STORED ROWS -
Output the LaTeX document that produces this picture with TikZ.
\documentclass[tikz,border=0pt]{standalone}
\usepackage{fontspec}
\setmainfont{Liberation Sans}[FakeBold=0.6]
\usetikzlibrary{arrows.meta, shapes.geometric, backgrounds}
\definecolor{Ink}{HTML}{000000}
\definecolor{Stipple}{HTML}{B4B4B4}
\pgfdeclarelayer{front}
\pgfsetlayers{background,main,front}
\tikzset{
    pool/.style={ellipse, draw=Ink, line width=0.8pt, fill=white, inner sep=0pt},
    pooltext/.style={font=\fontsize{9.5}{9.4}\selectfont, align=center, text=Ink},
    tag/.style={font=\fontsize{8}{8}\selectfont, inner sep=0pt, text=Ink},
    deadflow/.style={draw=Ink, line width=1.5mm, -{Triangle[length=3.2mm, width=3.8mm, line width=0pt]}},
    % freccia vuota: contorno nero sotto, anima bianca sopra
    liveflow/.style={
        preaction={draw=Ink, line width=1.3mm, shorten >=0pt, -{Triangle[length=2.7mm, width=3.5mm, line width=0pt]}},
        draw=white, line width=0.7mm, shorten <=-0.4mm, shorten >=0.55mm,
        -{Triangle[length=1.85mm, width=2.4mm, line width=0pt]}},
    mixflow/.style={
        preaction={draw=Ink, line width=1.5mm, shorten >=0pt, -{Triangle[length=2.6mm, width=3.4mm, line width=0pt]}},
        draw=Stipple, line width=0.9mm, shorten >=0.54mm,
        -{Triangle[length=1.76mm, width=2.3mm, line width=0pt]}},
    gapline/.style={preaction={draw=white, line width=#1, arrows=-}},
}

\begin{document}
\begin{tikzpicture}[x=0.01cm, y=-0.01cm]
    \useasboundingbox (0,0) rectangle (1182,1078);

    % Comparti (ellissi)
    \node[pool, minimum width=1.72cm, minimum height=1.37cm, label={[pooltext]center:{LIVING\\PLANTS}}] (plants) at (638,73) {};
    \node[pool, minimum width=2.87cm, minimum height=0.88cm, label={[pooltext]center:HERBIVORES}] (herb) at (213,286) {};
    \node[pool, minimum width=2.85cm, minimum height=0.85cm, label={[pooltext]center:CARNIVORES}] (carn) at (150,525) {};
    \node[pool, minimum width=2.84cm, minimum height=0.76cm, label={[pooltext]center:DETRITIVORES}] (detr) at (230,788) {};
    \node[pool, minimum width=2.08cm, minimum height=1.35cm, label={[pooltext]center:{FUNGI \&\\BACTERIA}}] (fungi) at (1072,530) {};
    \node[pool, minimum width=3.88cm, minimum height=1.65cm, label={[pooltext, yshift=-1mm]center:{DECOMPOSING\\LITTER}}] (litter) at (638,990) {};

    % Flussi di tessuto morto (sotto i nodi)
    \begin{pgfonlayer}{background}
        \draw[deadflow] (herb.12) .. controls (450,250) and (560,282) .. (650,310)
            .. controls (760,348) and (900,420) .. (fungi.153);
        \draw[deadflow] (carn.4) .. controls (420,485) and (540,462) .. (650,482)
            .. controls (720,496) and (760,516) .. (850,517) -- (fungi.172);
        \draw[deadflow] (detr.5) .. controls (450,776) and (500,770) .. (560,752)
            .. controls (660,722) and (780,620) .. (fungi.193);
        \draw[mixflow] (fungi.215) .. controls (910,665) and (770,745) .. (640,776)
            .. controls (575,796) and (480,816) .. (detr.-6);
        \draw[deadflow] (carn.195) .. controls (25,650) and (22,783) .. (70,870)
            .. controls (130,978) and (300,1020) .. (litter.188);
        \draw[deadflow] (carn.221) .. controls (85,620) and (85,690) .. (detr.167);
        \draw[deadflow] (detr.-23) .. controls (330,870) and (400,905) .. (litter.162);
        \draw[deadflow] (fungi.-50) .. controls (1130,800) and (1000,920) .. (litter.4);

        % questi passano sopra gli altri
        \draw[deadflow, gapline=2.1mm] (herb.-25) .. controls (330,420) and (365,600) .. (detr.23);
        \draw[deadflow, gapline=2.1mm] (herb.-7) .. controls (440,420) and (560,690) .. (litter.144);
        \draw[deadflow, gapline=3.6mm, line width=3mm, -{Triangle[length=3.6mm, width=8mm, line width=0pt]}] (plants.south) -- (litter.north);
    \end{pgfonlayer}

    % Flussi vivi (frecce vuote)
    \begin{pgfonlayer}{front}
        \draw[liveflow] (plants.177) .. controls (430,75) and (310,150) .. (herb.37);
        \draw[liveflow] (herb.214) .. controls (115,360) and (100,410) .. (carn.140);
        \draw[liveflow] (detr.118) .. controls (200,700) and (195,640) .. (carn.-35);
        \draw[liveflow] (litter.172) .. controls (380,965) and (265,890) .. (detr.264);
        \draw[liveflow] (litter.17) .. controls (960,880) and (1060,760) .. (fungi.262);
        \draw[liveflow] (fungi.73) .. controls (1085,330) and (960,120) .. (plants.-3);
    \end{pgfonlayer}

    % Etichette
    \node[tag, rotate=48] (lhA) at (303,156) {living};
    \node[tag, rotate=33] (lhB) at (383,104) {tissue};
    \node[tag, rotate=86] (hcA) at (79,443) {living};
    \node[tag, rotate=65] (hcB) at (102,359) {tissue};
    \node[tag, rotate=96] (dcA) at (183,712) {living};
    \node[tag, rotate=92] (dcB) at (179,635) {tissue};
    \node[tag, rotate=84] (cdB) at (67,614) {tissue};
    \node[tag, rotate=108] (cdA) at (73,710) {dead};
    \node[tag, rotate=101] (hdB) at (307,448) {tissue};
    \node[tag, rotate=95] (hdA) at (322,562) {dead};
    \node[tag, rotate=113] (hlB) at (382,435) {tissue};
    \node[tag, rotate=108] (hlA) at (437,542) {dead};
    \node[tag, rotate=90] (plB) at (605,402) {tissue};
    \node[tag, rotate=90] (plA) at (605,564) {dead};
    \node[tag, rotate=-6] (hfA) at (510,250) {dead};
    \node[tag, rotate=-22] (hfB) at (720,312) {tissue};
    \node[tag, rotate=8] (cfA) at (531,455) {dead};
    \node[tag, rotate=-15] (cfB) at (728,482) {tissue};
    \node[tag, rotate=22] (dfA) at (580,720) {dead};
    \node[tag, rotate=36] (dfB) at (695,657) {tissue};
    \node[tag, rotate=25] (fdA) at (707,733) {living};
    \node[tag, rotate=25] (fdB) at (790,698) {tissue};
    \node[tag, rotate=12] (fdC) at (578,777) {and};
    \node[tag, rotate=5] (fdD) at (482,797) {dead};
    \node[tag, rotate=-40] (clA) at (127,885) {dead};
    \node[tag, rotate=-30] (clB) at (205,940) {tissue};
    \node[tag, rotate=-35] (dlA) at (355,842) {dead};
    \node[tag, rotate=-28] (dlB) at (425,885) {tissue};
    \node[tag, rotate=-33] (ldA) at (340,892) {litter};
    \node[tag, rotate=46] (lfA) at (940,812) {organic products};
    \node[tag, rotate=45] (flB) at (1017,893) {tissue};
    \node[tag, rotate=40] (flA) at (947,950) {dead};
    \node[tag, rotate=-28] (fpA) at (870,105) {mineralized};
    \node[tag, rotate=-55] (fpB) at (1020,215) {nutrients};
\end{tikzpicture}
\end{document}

--

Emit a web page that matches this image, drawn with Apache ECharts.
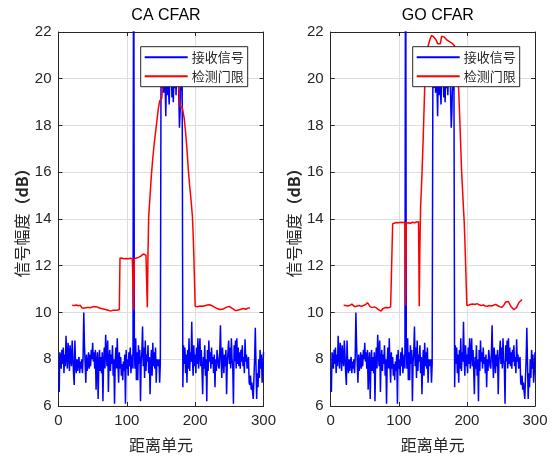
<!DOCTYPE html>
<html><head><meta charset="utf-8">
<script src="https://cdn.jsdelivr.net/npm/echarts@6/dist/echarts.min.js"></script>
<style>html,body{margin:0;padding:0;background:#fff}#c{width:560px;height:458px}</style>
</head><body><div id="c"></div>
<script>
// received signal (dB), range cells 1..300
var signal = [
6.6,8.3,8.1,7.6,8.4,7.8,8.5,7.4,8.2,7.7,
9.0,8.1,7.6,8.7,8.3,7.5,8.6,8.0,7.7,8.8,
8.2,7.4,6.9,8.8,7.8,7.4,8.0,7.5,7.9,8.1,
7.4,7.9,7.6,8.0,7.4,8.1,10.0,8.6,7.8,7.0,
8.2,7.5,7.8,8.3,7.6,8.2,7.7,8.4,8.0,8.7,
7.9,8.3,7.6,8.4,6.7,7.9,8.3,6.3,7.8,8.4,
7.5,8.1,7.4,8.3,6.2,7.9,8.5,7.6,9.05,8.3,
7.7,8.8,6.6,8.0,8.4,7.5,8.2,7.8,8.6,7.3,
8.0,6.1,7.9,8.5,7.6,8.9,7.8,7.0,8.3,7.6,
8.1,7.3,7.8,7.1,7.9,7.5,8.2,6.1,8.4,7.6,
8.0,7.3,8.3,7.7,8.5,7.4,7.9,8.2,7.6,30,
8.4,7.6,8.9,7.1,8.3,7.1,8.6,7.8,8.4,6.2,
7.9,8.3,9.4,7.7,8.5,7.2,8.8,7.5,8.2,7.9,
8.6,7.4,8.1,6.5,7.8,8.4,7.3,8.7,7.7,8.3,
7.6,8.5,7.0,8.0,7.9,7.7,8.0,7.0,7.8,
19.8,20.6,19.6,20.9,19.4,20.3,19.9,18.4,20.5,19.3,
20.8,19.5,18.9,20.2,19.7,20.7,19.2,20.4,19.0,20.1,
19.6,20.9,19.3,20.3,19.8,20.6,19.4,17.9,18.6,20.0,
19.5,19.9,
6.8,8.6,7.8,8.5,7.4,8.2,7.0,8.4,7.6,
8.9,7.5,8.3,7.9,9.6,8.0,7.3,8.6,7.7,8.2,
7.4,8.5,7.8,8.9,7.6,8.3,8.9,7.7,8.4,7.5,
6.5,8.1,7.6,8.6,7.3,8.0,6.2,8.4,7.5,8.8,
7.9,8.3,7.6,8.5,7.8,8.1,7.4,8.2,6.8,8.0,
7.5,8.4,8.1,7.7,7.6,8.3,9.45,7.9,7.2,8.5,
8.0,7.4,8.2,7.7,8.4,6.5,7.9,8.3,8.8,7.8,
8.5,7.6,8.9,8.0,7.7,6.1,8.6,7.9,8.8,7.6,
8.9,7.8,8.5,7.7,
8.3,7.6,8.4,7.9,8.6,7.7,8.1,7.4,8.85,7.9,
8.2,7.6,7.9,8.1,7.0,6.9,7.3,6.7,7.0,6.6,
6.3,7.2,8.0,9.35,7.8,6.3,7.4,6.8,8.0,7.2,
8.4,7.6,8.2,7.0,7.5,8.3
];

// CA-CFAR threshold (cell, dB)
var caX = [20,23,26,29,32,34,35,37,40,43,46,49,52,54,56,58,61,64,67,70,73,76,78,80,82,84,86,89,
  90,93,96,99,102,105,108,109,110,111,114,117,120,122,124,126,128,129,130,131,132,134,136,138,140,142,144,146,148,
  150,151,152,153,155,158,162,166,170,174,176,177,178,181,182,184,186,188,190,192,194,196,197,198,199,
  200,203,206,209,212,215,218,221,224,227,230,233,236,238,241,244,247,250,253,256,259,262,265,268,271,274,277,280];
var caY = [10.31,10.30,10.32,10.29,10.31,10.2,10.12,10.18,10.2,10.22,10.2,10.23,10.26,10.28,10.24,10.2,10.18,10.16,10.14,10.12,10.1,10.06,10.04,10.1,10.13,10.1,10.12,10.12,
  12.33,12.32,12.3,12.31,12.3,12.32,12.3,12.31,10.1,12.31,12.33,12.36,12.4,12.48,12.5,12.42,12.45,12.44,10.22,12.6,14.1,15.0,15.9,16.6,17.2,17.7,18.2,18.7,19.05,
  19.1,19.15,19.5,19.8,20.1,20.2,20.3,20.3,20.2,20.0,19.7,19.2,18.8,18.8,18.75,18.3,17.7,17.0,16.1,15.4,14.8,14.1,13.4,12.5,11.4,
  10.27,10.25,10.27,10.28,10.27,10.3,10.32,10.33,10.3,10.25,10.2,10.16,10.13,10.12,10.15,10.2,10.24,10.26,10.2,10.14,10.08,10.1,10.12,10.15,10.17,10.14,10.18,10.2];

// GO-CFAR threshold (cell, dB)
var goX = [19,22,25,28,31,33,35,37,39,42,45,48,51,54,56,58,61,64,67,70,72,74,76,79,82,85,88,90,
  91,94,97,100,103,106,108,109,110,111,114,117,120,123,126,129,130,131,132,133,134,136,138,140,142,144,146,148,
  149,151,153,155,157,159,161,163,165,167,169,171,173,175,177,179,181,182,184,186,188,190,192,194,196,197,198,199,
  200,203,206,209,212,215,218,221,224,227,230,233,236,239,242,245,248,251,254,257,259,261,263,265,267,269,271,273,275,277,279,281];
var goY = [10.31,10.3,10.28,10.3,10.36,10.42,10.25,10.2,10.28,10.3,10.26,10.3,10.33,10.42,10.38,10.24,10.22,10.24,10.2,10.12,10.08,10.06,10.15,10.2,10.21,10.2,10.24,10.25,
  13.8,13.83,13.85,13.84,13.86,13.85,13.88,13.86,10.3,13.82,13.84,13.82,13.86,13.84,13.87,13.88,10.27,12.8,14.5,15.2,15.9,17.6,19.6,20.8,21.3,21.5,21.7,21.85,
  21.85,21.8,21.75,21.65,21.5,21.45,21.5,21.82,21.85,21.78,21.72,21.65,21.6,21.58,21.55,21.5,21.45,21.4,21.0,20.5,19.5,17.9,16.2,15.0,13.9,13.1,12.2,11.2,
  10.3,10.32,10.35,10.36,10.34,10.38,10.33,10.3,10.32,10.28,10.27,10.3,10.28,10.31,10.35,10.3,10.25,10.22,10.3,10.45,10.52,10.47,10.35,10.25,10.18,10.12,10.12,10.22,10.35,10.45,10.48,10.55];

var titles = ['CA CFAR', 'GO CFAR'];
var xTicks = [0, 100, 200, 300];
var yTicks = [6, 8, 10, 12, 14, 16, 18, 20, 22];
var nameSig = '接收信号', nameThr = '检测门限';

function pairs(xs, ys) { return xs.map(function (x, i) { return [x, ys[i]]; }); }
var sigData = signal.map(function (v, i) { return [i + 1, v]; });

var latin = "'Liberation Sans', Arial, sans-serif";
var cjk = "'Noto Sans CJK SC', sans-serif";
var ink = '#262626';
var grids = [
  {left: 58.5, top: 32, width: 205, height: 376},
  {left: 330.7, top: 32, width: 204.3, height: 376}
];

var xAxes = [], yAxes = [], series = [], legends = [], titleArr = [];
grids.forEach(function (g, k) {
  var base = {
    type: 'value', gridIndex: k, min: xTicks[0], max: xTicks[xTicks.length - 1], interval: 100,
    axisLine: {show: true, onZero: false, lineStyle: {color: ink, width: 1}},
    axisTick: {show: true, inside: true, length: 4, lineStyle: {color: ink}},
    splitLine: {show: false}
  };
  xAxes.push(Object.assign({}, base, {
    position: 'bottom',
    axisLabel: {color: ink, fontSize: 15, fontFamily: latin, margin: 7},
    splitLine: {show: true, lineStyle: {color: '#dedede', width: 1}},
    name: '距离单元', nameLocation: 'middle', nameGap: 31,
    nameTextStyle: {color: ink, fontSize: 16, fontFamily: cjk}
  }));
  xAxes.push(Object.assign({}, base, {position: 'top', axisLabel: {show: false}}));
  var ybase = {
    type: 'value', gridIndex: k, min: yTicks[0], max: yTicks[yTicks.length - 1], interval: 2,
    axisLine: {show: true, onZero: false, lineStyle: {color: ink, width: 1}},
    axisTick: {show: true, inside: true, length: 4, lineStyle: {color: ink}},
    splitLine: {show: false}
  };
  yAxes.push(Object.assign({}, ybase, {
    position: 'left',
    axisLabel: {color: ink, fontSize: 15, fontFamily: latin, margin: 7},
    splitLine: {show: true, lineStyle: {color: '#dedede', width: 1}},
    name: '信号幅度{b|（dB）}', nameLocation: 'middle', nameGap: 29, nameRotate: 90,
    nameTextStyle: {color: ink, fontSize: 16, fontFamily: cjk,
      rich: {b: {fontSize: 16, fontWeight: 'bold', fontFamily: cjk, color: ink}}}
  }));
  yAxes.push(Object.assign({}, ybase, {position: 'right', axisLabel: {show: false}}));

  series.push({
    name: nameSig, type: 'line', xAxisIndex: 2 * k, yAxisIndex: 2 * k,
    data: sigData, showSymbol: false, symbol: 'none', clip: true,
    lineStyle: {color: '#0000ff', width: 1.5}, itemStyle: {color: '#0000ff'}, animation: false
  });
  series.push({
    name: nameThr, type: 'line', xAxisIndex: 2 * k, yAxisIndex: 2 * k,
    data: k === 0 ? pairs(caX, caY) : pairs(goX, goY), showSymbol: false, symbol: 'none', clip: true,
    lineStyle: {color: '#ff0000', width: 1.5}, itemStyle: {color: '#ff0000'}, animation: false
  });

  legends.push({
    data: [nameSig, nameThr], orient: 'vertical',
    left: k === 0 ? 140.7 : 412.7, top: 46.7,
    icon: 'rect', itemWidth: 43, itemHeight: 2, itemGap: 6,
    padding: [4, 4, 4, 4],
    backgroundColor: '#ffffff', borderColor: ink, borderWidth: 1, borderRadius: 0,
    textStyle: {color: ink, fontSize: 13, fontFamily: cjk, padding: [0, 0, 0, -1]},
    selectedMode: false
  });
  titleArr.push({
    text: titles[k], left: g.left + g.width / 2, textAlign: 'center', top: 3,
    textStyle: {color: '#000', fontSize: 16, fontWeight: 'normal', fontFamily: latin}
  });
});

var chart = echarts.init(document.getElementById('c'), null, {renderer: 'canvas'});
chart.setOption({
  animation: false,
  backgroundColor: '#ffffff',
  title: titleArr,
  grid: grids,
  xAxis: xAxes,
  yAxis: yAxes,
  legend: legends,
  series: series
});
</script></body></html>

AIM -
Return all lines of the material above in which the word "that" occurs.

SOLVED EXERCISE -
Output the LaTeX document that produces this picture with TikZ.
Emit a web page that matches this image, drawn with Apache ECharts.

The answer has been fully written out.